Sacrifice and offering thou didst not desire; mine ears hast thou opened: burnt offering and sin offering hast thou not required.
The attentive ear and obedient heart, not formal rites, constitute true worship. Comprising/defining the words so frequent on the lips of Christ, “He that hath ears to hear let him hear.” The fact that the plural ears is used instead of the singular, sets aside the idea of a revelation, which is expressed in Isaiah 48:8 by “open the ear” and 1Samuel 9:15 “uncover the ear.” Not that the idea is altogether excluded, since the outward ears maybe typical of the inward. The same fact excludes allusion to the symbolic act by which a slave was devoted to perpetual servitude (Exodus 21:6), because then also only one ear was bored.
We get into Man’s history! Not His-story.
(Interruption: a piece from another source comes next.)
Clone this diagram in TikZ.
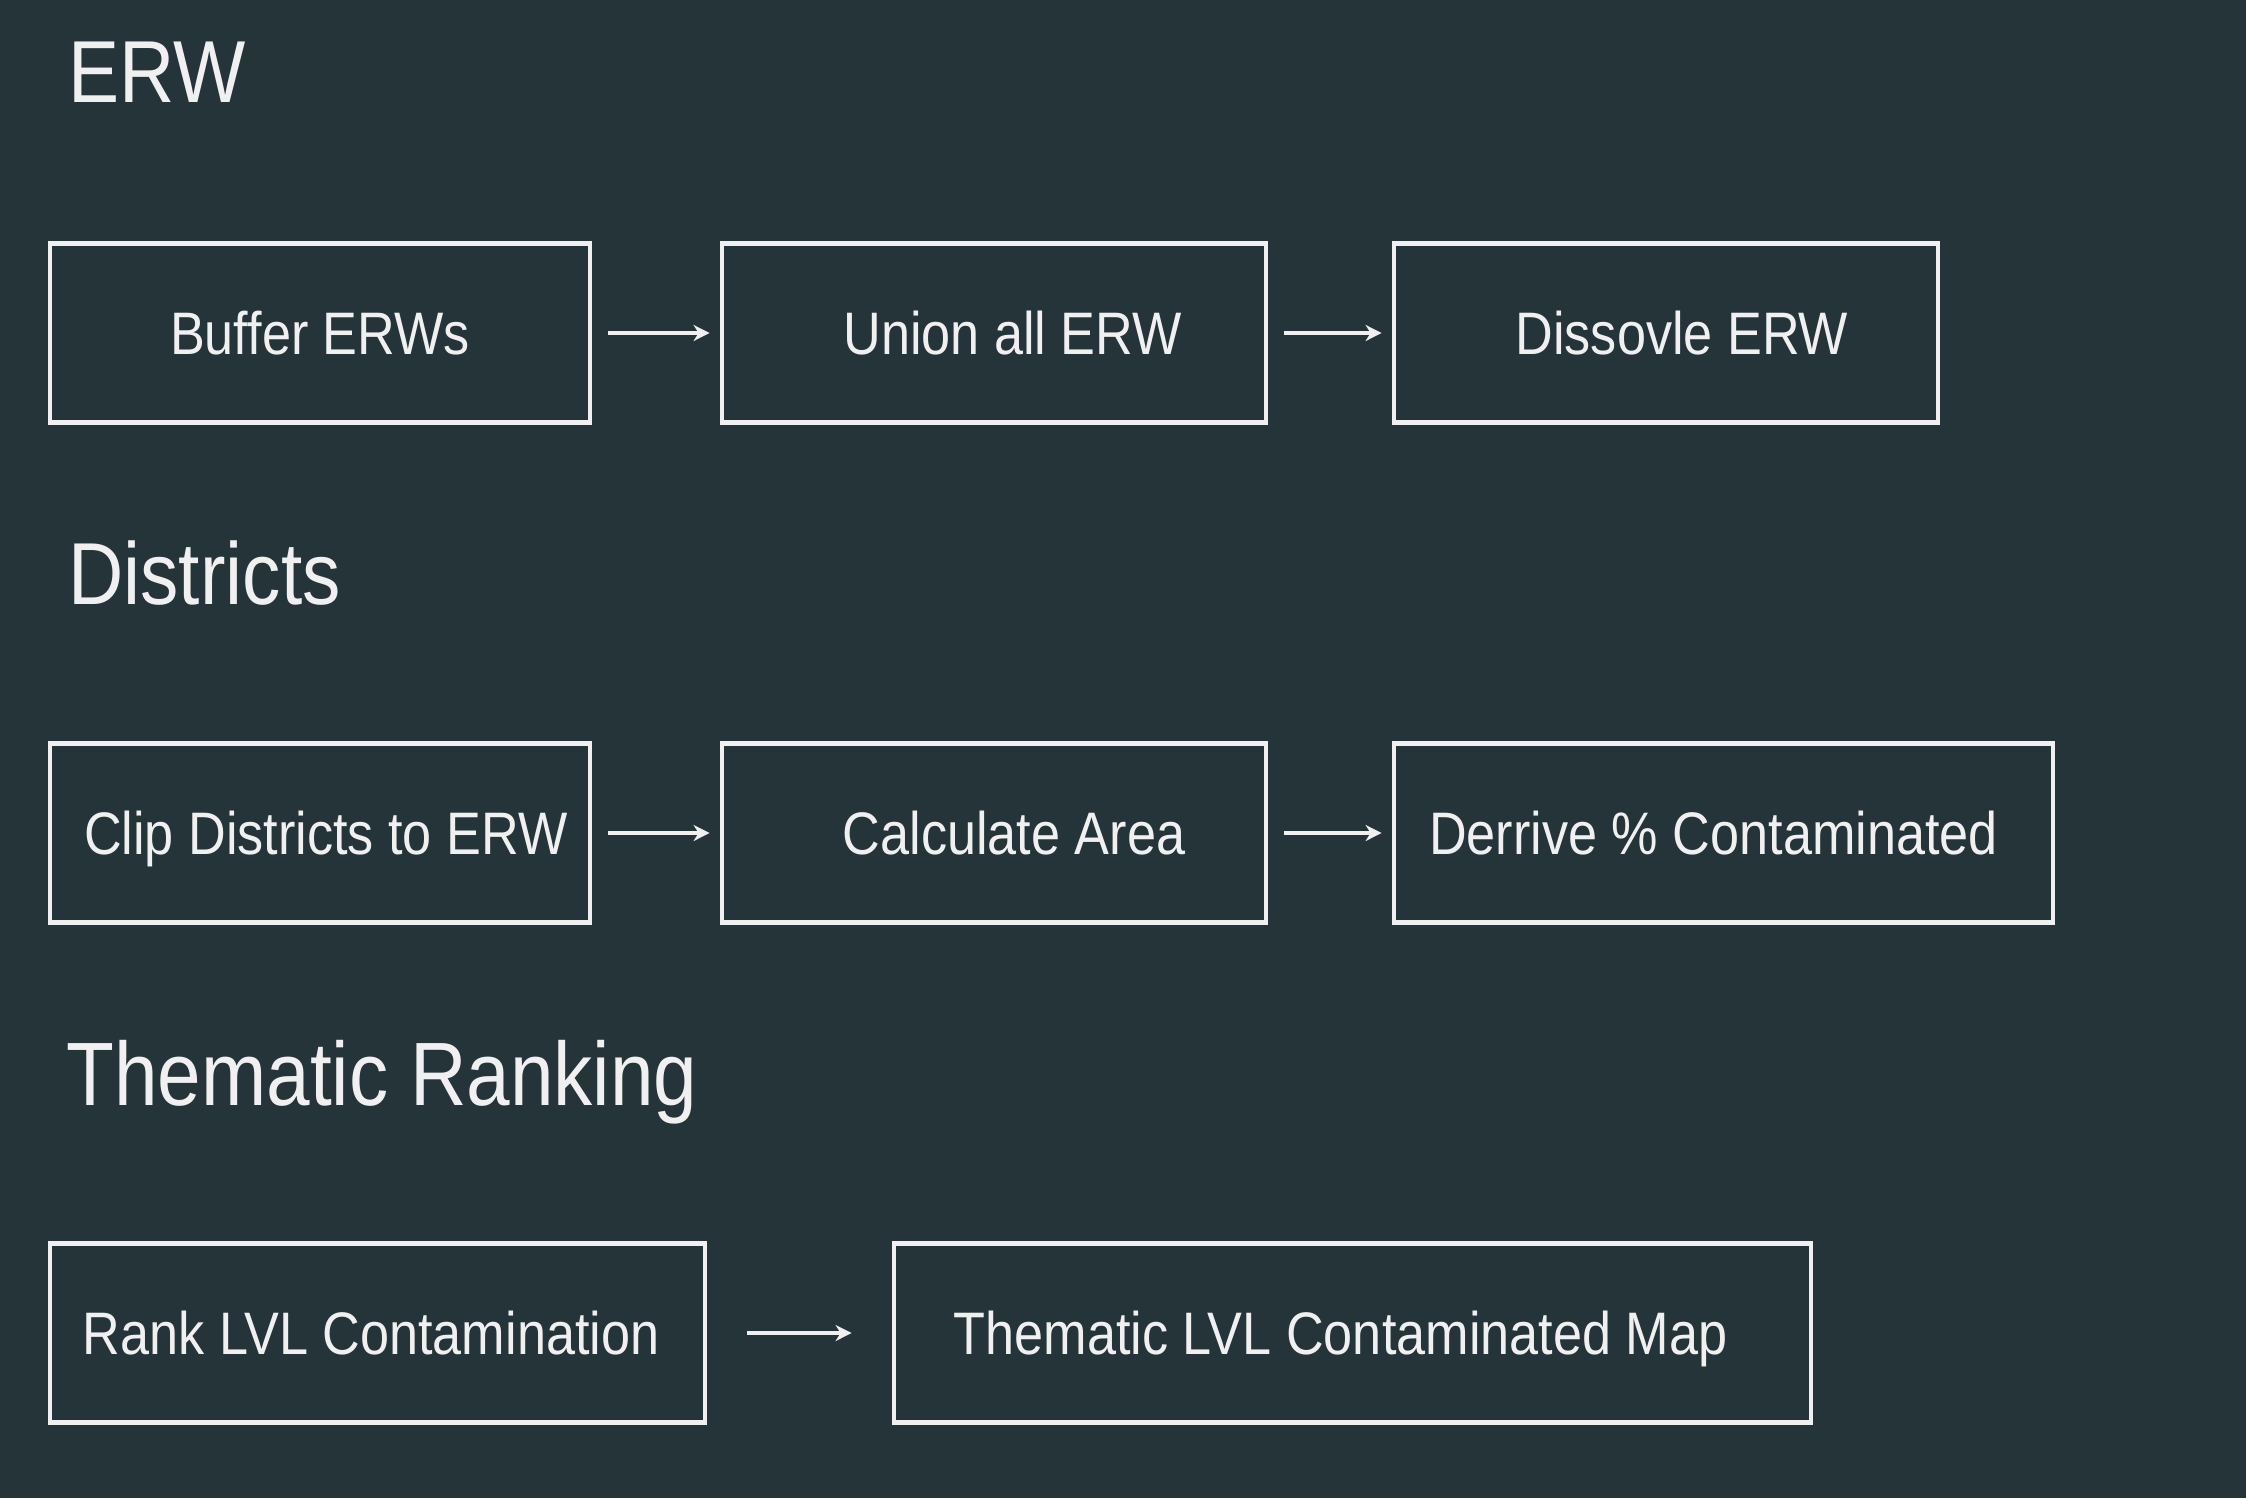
\documentclass[tikz,border=0pt]{standalone}
\usepackage{fontspec}
\setmainfont[FakeStretch=0.87]{Liberation Sans}
\usetikzlibrary{arrows.meta}
\definecolor{bg}{RGB}{36,52,56}
\definecolor{fg}{RGB}{240,240,240}
\tikzset{
  stepbox/.style={draw=fg, line width=2.4pt, inner sep=0pt, text=fg,
    font=\fontsize{30pt}{36pt}\selectfont, text height=21.6pt, text depth=0pt,
    minimum height=89.5pt},
  heading/.style={anchor=base west, inner sep=0pt, text=fg,
    font=\fontsize{44pt}{52pt}\selectfont},
  arr/.style={draw=fg, line width=2.4pt, -{Stealth[length=8pt,width=8pt,inset=2.5pt]}},
}
\begin{document}
\begin{tikzpicture}[x=0.5pt,y=-0.5pt]
\fill[bg] (0,0) rectangle (2246,1498);
\useasboundingbox (0,0) rectangle (2246,1498);

\node[heading] (hERW) at (68,103) {ERW};
\node[heading] (hDist) at (68,604) {Districts};
\node[heading] (hTheme) at (66,1105) {\fontsize{45pt}{52pt}\selectfont Thematic Ranking};

\node[stepbox, minimum width=270pt] (b11) at (320,333) {Buffer ERWs};
\node[stepbox, minimum width=272pt] (b12) at (994,333) {\hspace*{18.6pt}Union all ERW};
\node[stepbox, minimum width=272pt] (b13) at (1666,333) {\hspace*{15.8pt}Dissovle ERW};

\node[stepbox, minimum width=270pt] (b21) at (320,833) {\hspace*{5.7pt}Clip Districts to ERW};
\node[stepbox, minimum width=272pt] (b22) at (994,833) {\hspace*{20pt}Calculate Area};
\node[stepbox, minimum width=329.5pt] (b23) at (1723.5,833) {Derrive \% Contaminated\hspace*{10pt}};

\node[stepbox, minimum width=327.5pt] (b31) at (377.5,1333) {Rank LVL Contamination\hspace*{6.4pt}};
\node[stepbox, minimum width=458.5pt] (b32) at (1352.5,1333) {Thematic LVL Contaminated Map\hspace*{12pt}};

\draw[arr, shorten <=8pt, shorten >=5pt] (b11.east) -- (b12.west);
\draw[arr, shorten <=8pt, shorten >=5pt] (b12.east) -- (b13.west);
\draw[arr, shorten <=8pt, shorten >=5pt] (b21.east) -- (b22.west);
\draw[arr, shorten <=8pt, shorten >=5pt] (b22.east) -- (b23.west);
\draw[arr, shorten <=20pt, shorten >=20pt] (b31.east) -- (b32.west);
\end{tikzpicture}
\end{document}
We can view this so many ways!
These and the four following verses may, in an improper sense, belong to the person and time of David; when God might be said, not to desire, or require, legal sacrifices, comparatively. So the sense is, Thou didst desire obedience more, or rather, than sacrifices, as was said 1 Samuel 15:22. But in a proper and full sense, they belong only to the person and time of the Messiah, in whose name David utters these words. And so the sense is, God did not desire or require them for the satisfaction of his own justice and the expiation of men’s sins, which could not possibly be done by the blood of bulls or goats, as is said Hebrews 10:4-6; but only by the blood of Christ, which was typified by them, and which Christ came into the world to shed, in pursuance of his Father’s will, as it here follows, Psalm 40:7-8. So here is a prediction concerning the cessation of the legal sacrifices, and the substitution of a better instead of them. Mine ears hast thou opened — Hebrew, bored. I have devoted myself to thy perpetual service, and thou hast accepted of me as thy servant, and signified so much by the boring of mine ears, according to the law and custom in that case, Exodus 21:5-6. The seventy Jewish interpreters, whom the apostle follows, Hebrews 10:5, translate these words, a body hast thou prepared me. In which translation, though the words differ, the sense is the same; for the ears suppose a body to which they belong, and the preparing of a body implies the preparing of the ears, and the obligation of the person for whom a body was prepared, to serve him who prepared it; which the boring of the ear signified.